C-Waffen-Angriff in Syrien: Giftiger Streit über Giftgas

Die Zahl der Toten des Angriffs von Chan Scheichun steigt auf 72. Russland stellt sich schützend vor die Assad-Regierung.

Frau, liegend mit Atemmaske

Überlebende der Attacke Foto: ap

BERLIN taz | Nach dem verheerenden mutmaßlichen Giftgasangriff in Syrien am Dienstag zeichnet sich keine einheitliche internationale Linie ab. Russlands Regierung nannte am Mittwochnachmittag kurz vor einer Dringlichkeitssitzung des UN-Sicherheitsrats den vorliegenden Resolutionsentwurf „inakzeptabel“ und kündigte eine Fortsetzung ihrer militärischen Unterstützung für die syrische Regierung an.

Die USA, Großbritannien und Frankreich hatten Syriens Regierung für den Tod von mindestens 72 Menschen durch Giftgas im Ort Chan Scheichun im syrischen Rebellengebiet der Provinz Idlib Dienstagfrüh verantwortlich gemacht. Der Ort wurde am Mittwoch nach Angaben der lokalen Zivilverteidigung erneut aus der Luft angegriffen.

Sowohl Syriens als auch Russlands Regierungen haben bestätigt, dass die syrische Luftwaffe Angriffe auf Chan Scheichun geflogen hat. Sie behaupten aber, dass dabei keine chemischen Kampfstoffe eingesetzt wurden.

Vielmehr, so das russische Verteidigungsministerium, hätten die Angriffe zwischen 11.30 Uhr und 12.30 Uhr Ortszeit „ein wichtiges Munitionslager von Terroristen“ getroffen, in dem sich „Werkstätten zur Herstellung von Projektilen voller Giftstoffe“ befanden. „Aus diesem wichtigen Arsenal heraus wurden chemische Waffen an Militante im Irak geliefert“, behauptete Ministeriumssprecher Igor Konaschenkow weiter.

Chemiewaffen gehen anders

Die russische Version wurde umgehend von Experten als unglaubwürdig zurückgewiesen.
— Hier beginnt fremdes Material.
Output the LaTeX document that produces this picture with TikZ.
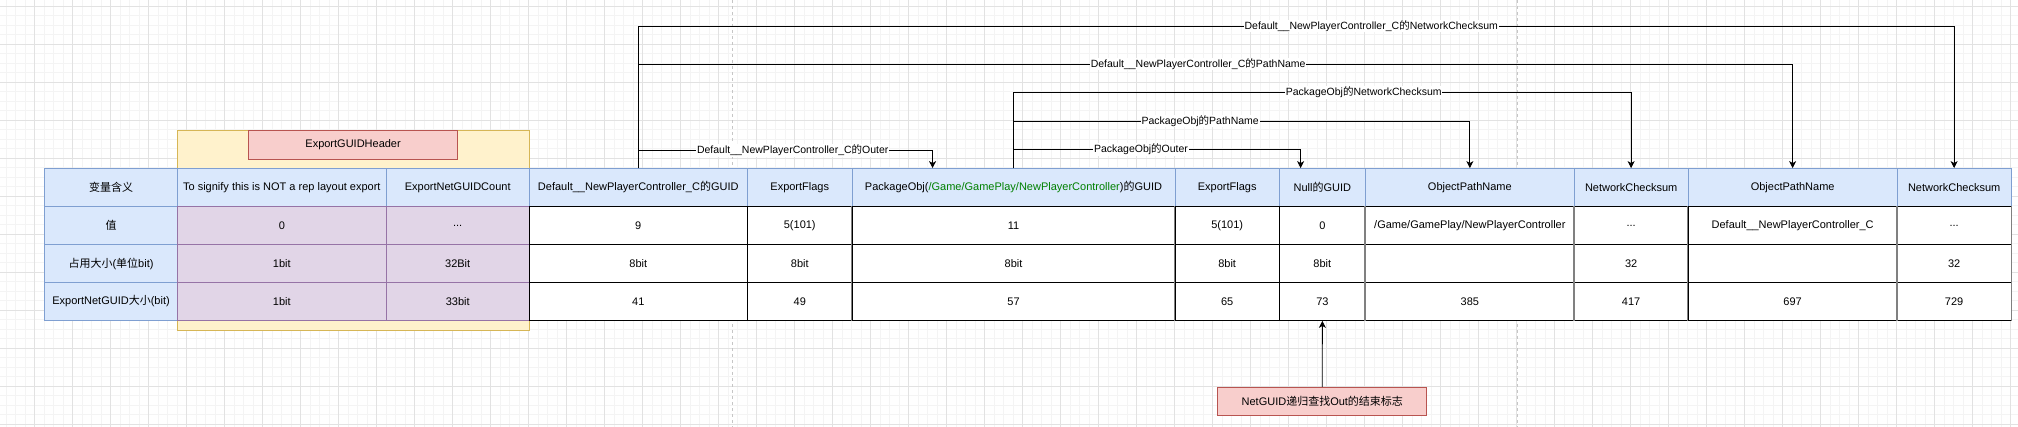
\documentclass[tikz,border=0pt]{standalone}
\usepackage{fontspec}
\setmainfont{Liberation Sans}
\newfontfamily\cjk{Noto Sans CJK SC}
\newcommand\zh[1]{{\cjk #1}}
\usetikzlibrary{arrows.meta,calc}
\definecolor{hblue}{HTML}{DAE8FC}
\definecolor{bblue}{HTML}{7F9FD1}
\definecolor{pfill}{HTML}{E1D5E7}
\definecolor{pline}{HTML}{9673A6}
\definecolor{yfill}{HTML}{FFF2CC}
\definecolor{yline}{HTML}{D6B656}
\definecolor{rfill}{HTML}{F8CECC}
\definecolor{rline}{HTML}{B85450}
\definecolor{gtext}{HTML}{008000}
\definecolor{gminor}{HTML}{F4F4F4}
\definecolor{gmajor}{HTML}{E2E2E2}
\definecolor{gborder}{HTML}{808080}
\newcommand\tcolumn[8]{%
  \node[cell,hdr,minimum width=#3pt] (h#1) at (#2,187.5) {#5};
  \node[cell,#4,minimum width=#3pt] (v#1) at (#2,225.5) {#6};
  \node[cell,#4,minimum width=#3pt] (s#1) at (#2,263.5) {#7};
  \node[cell,#4,minimum width=#3pt] (t#1) at (#2,301.5) {#8};
}
\begin{document}
\begin{tikzpicture}[x=1pt,y=-1pt,
  cell/.style={minimum height=38pt,inner sep=0pt,font=\fontsize{11}{13}\selectfont,line width=0.8pt},
  hdr/.style={fill=hblue,draw=bblue},
  pur/.style={fill=pfill,draw=pline},
  wht/.style={fill=white,draw=black},
  gline/.style={draw=gborder,line width=1.6pt},
  conn/.style={draw=black,line width=0.8pt,-{Stealth[length=7pt,width=7pt,inset=2pt]}},
  lbl/.style={fill=white,inner sep=0.8pt,font=\fontsize{10.5}{12}\selectfont},
  redbox/.style={fill=rfill,draw=rline,line width=0.9pt,inner sep=0pt,font=\fontsize{11}{13}\selectfont},
  ybox/.style={fill=yfill,draw=yline,line width=0.9pt,inner sep=0pt},
  minorgrid/.style={draw=gminor,line width=0.6pt},
  majorgrid/.style={draw=gmajor,line width=0.8pt},
  pagebreak/.style={draw=gray!45,line width=0.6pt,dash pattern=on 3pt off 3pt}
]
\useasboundingbox (0,0) rectangle (2018,427);
\fill[white] (0,0) rectangle (2018,427);
% background grid
\foreach \i in {0,...,214} \draw[minorgrid] ({-3.7+9.5*\i},0) -- ({-3.7+9.5*\i},427);
\foreach \i in {0,...,45} \draw[minorgrid] (0,{-3.5+9.5*\i}) -- (2018,{-3.5+9.5*\i});
\foreach \i in {0,...,54} \draw[majorgrid] ({-3.7+38*\i},0) -- ({-3.7+38*\i},427);
\foreach \i in {0,...,11} \draw[majorgrid] (0,{6+38*\i}) -- (2018,{6+38*\i});
\draw[pagebreak] (732.6,0) -- (732.6,427);
\draw[pagebreak] (1517,0) -- (1517,427);

% export GUID header background
\node[ybox,minimum width=352pt,minimum height=200pt] (yb) at (353.3,230) {};

% table
\tcolumn{0}{111.05}{132.5}{hdr}{\zh{变量含义}}{\zh{值}}{\zh{占用大小}(\zh{单位}bit)}{ExportNetGUID\zh{大小}(bit)}
\tcolumn{1}{281.85}{209.1}{pur}{To signify this is NOT a rep layout export}{0}{1bit}{1bit}
\tcolumn{2}{457.7}{142.6}{pur}{ExportNetGUIDCount}{...}{32Bit}{33bit}
\tcolumn{3}{638.25}{218.5}{wht}{Default\_\_NewPlayerController\_C\zh{的}GUID}{9}{8bit}{41}
\tcolumn{4}{799.75}{104.5}{wht}{ExportFlags}{5(101)}{8bit}{49}
\tcolumn{5}{1013.5}{323}{wht}{PackageObj(\textcolor{gtext}{/Game/GamePlay/NewPlayerController})\zh{的}GUID}{11}{8bit}{57}
\tcolumn{6}{1227.15}{104.3}{wht}{ExportFlags}{5(101)}{8bit}{65}
\tcolumn{7}{1322.35}{86.1}{wht}{Null\zh{的}GUID}{0}{8bit}{73}
\tcolumn{8}{1469.85}{208.9}{wht}{ObjectPathName}{/Game/GamePlay/NewPlayerController}{}{385}
\tcolumn{9}{1631.15}{113.7}{wht}{NetworkChecksum}{...}{32}{417}
\tcolumn{10}{1792.65}{209.3}{wht}{ObjectPathName}{Default\_\_NewPlayerController\_C}{}{697}
\tcolumn{11}{1954.15}{113.7}{wht}{NetworkChecksum}{...}{32}{729}

% gray column separators
\foreach \c in {5,6,8,9,10,11} \draw[gline] (v\c.north west) -- (t\c.south west);
\draw[gline] (v11.north east) -- (t11.south east);

\node[redbox,minimum width=209pt,minimum height=28.7pt] (eh) at (353.1,145) {ExportGUIDHeader};

% connectors
\coordinate (p5) at ($(h5.north west)!0.25!(h5.north east)$);
\coordinate (p7) at ($(h7.north west)!0.25!(h7.north east)$);
\draw[conn] (h3.north) -- (h3.north |- 0,26) -- node[lbl,pos=0.557]{Default\_\_NewPlayerController\_C\zh{的}NetworkChecksum} (h11.north |- 0,26) -- (h11.north);
\draw[conn] (h3.north) -- (h3.north |- 0,64) -- node[lbl,pos=0.485]{Default\_\_NewPlayerController\_C\zh{的}PathName} (h10.north |- 0,64) -- (h10.north);
\draw[conn] (h5.north) -- (h5.north |- 0,92.3) -- node[lbl,pos=0.567]{PackageObj\zh{的}NetworkChecksum} (h9.north |- 0,92.3) -- (h9.north);
\draw[conn] (h5.north) -- (h5.north |- 0,121) -- node[lbl,pos=0.409]{PackageObj\zh{的}PathName} (h8.north |- 0,121) -- (h8.north);
\draw[conn] (h5.north) -- (h5.north |- 0,149.3) -- node[lbl,pos=0.444]{PackageObj\zh{的}Outer} (p7 |- 0,149.3) -- (p7);
\draw[conn] (h3.north) -- (h3.north |- 0,150.3) -- node[lbl,pos=0.525]{Default\_\_NewPlayerController\_C\zh{的}Outer} (p5 |- 0,150.3) -- (p5);

% bottom note
\node[redbox,minimum width=209pt,minimum height=28pt] (note) at (1322.3,401.3) {NetGUID\zh{递归查找}Out\zh{的结束标志}};
\draw[conn] (note.north) -- (t7.south);
\end{tikzpicture}
\end{document}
Zum einen gab es die ersten Berichte und Bilder vom Angriff bereits um 9.33 Uhr Ortszeit am Dienstag. Zum Zweiten, wie ein Chemiewaffenexperte im BBC-Interview ausführte, sei es nicht möglich, durch einen Luftangriff die Ausbreitung von am Boden gelagerten Giftgas herbeizuführen.

Chemische Kampfstoffe wie das infrage kommende Sarin werden im Allgemeinen sowieso nicht als solche aufbewahrt, weil sie dafür viel zu instabil sind. Ihre Komponenten werden getrennt gelagert und direkt vor dem Einsatz kombiniert, um mittels chemischer Reaktion zum Kampfstoff zu werden, erklärt der britische C-Waffen-Experte Dan Kaszeta. Aus Syrien – dessen Regierung nach verheerenden Giftgasangriffen nahe Damaskus im August 2013 unter internationaler Aufsicht einen Großteil, aber nicht 100 Prozent, ihrer Chemiewaffenbestände vernichtet hat – sei kein anderer Umgang mit C-Waffen bekannt.

C-Waffen-Experte Dan Kaszeta

„Auf die Komponenten eine Bombe zu werfen, ist nicht der korrekte Mechanismus, um Nervengas herzustellen“

„Selbst unter der Annahme, dass große Mengen der beiden Sarin-Komponenten im gleichen Teil der gleichen Lagerstätte aufbewahrt worden seien – und das wäre eine merkwürdige Praxis –, führt ein Luftschlag nicht zur Entstehung großer Mengen Sarin“, so Kaszeta. „Auf die Komponenten eine Bombe zu werfen, ist nicht der korrekte Mechanismus, um Nervengas herzustellen.“

Alle Experten sagen, die vorliegenden Informationen würden auf die Freisetzung von Giftgas im Rahmen eines Luftangriffs hindeuten, wofür in Syrien nur das Regierungslager infrage kommt. Die Organisation für das Verbot chemischer Waffen (OPCW), die seit 2014 im UN-Auftrag Vorwürfe von Chemiewaffeneinsätzen in Syrien untersucht, sagte, sie sei dabei, „Informationen von allen verfügbaren Quellen zu sammeln und zu analysieren“.

Erste Teams sind aus der Türkei unterwegs, wohin auch überlebende Opfer evakuiert worden sind.